#### What the exercise asks:
Within the entries below, please return exactly the lines from the one with "Rebuild this chart" through the one with "from matplotlib.ticker import FuncFormatter", leaving out any pictures.
BEGIN Listed records
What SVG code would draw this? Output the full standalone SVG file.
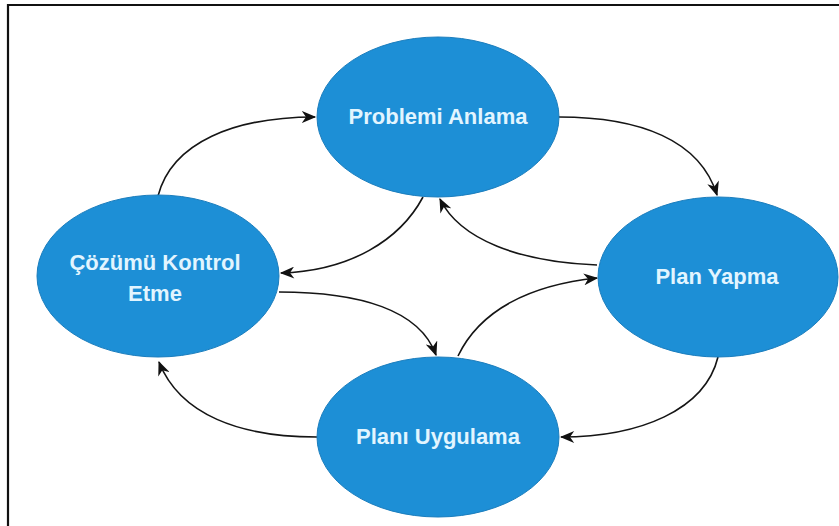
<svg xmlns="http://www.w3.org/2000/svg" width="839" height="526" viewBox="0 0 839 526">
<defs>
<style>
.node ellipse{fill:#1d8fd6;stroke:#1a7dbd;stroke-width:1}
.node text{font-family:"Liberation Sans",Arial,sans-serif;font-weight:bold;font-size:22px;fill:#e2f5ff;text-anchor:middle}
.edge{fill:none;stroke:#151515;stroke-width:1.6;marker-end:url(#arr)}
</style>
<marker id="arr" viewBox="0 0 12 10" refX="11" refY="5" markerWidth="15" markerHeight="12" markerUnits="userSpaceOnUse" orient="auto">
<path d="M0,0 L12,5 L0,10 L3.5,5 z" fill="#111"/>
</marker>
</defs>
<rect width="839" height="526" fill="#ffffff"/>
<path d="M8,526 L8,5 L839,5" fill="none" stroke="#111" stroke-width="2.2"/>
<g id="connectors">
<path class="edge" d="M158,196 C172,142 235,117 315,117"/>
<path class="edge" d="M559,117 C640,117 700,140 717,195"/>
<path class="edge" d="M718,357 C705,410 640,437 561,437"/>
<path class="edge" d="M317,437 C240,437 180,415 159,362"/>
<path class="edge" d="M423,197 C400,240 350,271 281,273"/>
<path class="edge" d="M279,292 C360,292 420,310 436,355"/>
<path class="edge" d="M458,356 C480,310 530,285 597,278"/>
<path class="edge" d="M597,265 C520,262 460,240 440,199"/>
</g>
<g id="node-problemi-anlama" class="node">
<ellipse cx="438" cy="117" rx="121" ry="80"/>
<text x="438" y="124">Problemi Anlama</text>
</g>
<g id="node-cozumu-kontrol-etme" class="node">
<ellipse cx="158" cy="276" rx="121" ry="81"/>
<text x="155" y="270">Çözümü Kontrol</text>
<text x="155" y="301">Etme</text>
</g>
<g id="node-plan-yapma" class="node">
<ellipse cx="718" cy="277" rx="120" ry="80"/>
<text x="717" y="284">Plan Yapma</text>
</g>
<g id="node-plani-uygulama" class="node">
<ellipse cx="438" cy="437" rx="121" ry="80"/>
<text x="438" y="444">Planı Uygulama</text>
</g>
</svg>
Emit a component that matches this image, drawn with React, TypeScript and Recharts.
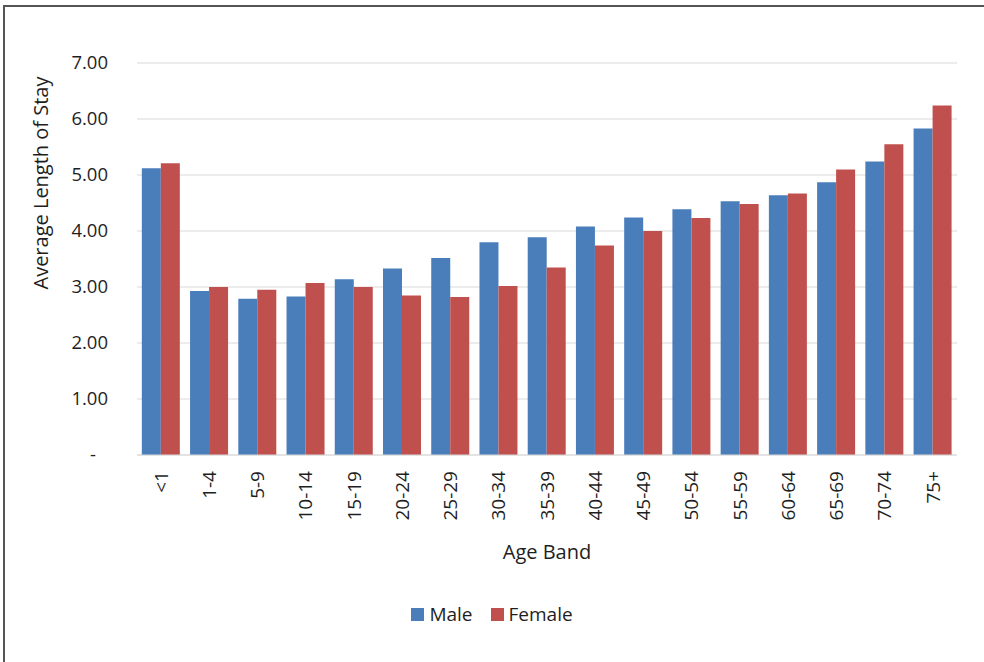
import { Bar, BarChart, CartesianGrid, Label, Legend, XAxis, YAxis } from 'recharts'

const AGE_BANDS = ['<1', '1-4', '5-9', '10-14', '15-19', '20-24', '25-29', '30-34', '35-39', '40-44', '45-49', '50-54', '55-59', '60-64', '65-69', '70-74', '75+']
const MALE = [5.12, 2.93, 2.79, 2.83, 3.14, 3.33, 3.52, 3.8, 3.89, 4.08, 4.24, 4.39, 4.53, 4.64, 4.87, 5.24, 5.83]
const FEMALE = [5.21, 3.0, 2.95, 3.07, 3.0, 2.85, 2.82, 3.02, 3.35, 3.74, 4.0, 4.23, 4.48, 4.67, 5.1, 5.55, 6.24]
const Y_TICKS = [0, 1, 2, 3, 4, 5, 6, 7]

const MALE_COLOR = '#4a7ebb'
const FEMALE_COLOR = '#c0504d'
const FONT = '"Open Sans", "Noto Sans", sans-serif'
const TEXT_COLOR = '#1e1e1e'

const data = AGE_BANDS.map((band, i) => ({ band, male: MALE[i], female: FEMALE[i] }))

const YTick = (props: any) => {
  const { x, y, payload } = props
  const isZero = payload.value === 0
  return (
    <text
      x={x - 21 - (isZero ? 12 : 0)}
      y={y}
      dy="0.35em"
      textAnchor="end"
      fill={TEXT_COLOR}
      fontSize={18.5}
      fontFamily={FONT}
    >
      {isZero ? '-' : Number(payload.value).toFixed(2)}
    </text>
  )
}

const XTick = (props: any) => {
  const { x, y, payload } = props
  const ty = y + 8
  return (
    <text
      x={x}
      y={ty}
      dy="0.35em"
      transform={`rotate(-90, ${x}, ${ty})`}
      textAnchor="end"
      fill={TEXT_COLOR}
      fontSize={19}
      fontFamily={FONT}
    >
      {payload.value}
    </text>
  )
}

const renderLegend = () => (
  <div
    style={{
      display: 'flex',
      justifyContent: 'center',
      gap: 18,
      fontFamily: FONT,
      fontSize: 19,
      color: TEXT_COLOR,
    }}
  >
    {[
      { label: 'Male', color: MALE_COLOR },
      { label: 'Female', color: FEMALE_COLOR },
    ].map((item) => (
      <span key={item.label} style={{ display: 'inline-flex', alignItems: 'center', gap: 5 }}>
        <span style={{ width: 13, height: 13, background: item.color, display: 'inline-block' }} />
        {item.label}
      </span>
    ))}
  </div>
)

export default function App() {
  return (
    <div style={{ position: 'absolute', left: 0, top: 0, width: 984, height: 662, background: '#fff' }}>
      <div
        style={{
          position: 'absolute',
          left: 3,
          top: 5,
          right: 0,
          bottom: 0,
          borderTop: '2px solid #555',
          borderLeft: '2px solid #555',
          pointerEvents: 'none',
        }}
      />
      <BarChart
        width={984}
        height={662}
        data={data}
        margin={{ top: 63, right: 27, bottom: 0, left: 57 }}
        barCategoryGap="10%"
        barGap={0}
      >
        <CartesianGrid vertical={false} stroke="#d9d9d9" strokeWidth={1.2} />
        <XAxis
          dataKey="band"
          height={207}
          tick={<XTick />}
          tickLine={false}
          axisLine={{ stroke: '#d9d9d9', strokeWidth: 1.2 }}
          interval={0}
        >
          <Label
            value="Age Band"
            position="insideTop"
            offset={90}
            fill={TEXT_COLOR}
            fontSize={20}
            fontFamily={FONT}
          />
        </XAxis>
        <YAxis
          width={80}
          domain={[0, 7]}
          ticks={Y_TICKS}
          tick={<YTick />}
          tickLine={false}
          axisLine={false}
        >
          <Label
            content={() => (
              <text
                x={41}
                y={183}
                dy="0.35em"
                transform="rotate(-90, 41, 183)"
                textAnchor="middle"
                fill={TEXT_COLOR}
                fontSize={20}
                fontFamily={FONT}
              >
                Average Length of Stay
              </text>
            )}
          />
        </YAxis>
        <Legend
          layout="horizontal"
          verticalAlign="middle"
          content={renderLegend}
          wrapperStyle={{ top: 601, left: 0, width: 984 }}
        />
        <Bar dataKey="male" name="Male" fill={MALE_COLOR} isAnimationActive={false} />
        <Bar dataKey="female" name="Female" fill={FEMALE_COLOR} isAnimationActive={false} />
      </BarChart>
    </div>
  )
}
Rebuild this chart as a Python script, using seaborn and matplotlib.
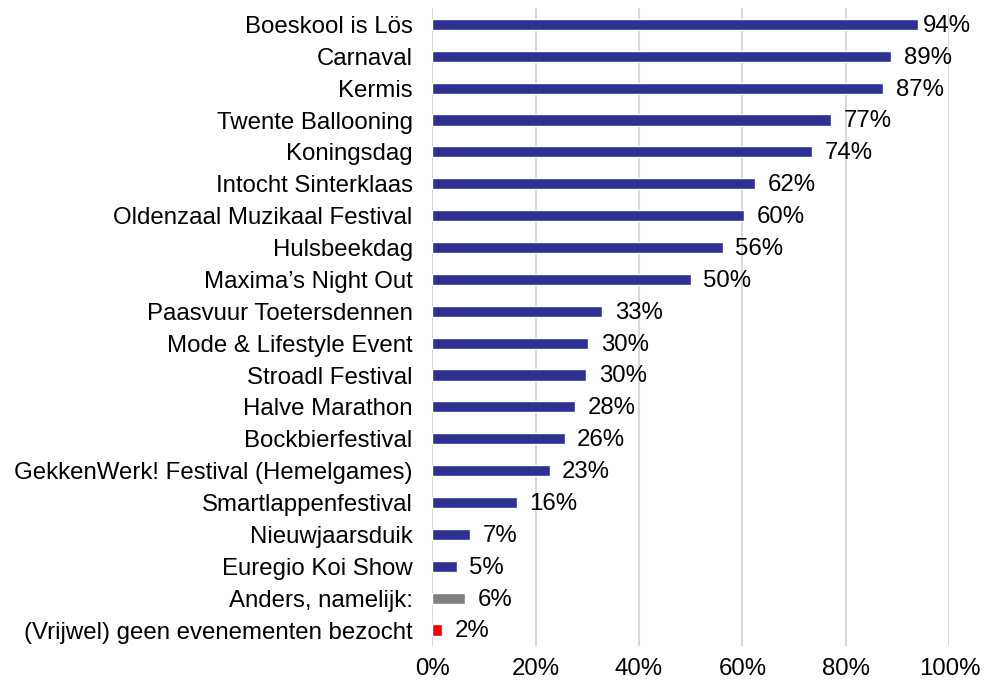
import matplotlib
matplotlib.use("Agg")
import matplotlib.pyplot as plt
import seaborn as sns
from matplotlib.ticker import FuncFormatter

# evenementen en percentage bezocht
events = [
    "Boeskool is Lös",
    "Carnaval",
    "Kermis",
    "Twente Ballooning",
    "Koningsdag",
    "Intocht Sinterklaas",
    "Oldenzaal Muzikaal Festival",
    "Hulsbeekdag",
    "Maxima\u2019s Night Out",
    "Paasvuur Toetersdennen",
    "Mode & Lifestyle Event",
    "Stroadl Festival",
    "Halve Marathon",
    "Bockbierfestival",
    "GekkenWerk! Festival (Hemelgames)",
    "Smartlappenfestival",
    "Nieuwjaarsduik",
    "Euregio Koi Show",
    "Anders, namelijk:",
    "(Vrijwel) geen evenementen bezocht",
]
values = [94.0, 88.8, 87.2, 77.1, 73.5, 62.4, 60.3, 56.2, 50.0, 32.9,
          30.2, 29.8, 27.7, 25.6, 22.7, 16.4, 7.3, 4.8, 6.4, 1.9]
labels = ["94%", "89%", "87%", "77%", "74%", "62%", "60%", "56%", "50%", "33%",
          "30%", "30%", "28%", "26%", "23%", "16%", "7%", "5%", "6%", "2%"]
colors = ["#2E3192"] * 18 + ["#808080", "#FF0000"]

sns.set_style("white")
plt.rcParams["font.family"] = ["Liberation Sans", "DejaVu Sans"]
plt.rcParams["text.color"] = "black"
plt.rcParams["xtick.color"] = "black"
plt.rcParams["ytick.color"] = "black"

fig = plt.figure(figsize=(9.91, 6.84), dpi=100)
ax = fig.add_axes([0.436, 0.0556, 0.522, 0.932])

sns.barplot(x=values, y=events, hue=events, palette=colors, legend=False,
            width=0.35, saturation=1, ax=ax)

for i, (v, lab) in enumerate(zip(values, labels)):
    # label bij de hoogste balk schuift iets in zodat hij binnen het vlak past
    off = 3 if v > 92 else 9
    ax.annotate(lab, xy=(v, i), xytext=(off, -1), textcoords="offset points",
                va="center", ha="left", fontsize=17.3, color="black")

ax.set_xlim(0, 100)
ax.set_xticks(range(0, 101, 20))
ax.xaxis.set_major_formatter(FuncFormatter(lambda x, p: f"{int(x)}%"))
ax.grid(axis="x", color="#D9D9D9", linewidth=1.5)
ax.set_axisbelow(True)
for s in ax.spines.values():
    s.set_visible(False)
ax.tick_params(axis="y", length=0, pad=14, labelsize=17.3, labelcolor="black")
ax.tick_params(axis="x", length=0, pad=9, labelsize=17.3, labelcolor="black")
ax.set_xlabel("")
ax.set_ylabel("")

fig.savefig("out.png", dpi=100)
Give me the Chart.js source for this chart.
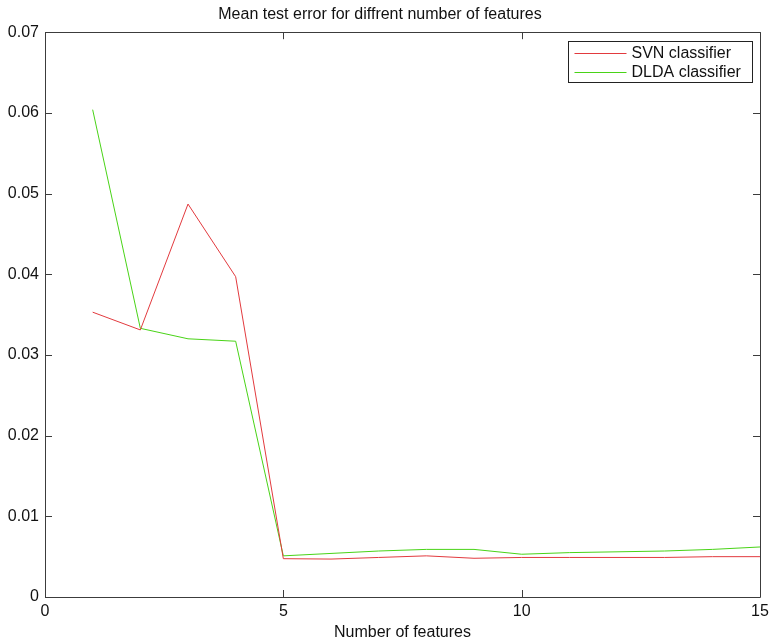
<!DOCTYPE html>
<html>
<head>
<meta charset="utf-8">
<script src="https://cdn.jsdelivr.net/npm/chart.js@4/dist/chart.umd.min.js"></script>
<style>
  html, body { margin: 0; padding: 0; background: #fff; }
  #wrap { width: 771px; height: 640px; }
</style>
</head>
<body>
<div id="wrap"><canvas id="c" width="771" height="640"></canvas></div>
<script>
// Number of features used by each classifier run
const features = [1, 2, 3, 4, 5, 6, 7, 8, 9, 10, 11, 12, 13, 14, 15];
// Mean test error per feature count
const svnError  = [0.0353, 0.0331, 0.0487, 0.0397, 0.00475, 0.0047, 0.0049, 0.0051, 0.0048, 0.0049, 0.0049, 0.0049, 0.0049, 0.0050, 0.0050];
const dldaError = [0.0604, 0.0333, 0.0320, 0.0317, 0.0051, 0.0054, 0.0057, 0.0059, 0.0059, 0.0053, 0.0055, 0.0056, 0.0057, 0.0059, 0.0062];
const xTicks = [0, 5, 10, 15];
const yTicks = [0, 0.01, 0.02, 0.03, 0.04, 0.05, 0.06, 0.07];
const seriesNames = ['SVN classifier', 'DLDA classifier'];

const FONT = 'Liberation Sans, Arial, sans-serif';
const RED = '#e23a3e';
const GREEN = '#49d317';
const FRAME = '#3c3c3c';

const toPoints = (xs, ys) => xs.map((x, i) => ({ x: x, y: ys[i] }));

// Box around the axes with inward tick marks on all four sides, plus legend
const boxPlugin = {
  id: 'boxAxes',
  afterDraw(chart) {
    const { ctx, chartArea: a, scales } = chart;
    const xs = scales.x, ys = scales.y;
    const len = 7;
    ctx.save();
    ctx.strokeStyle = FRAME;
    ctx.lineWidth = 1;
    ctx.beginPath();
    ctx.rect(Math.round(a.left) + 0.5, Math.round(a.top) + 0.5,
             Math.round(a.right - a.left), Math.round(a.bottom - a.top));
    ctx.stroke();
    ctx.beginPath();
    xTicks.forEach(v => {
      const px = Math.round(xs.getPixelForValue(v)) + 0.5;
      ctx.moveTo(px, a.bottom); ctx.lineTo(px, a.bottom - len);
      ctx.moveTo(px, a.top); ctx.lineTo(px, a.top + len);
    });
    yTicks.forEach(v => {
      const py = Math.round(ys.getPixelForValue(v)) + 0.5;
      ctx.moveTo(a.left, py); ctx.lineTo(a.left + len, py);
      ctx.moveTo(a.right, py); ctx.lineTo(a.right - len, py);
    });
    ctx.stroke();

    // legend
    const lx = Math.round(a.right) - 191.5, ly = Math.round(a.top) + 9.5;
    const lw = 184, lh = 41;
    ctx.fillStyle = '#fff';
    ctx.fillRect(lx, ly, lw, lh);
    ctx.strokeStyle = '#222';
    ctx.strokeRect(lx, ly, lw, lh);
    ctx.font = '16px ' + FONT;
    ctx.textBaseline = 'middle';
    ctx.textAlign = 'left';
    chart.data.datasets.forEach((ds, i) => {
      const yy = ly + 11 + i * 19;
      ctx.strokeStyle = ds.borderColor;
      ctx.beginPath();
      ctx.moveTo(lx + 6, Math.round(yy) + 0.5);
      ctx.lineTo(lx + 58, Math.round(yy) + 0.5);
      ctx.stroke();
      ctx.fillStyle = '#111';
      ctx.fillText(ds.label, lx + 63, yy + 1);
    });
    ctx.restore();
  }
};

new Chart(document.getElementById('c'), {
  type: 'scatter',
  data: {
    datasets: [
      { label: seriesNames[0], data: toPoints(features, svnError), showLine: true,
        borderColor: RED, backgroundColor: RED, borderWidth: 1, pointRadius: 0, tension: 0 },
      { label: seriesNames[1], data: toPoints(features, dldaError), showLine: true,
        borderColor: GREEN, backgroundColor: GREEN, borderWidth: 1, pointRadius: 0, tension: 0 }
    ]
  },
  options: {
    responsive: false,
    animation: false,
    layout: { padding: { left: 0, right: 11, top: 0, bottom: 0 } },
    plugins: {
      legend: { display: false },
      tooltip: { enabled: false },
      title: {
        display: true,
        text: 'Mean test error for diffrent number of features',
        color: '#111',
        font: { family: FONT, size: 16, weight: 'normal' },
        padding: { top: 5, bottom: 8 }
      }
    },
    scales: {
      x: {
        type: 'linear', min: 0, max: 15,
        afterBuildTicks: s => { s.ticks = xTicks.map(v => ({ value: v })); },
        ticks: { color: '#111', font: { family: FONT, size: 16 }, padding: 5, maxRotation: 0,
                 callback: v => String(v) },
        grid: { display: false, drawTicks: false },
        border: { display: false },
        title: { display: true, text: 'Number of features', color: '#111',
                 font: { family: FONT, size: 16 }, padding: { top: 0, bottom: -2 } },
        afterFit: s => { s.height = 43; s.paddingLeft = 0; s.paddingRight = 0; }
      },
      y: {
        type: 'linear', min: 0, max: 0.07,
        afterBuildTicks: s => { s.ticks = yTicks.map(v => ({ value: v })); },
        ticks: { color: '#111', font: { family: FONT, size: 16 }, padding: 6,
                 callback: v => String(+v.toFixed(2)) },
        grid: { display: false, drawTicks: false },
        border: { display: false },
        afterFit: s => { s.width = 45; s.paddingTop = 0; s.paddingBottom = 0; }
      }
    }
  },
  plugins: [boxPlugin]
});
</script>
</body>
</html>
END Listed records
#### Response to this task:
Rebuild this chart as a Python script, using seaborn and matplotlib.
import matplotlib
matplotlib.use("Agg")
import matplotlib.pyplot as plt
import seaborn as sns
from matplotlib.ticker import FuncFormatter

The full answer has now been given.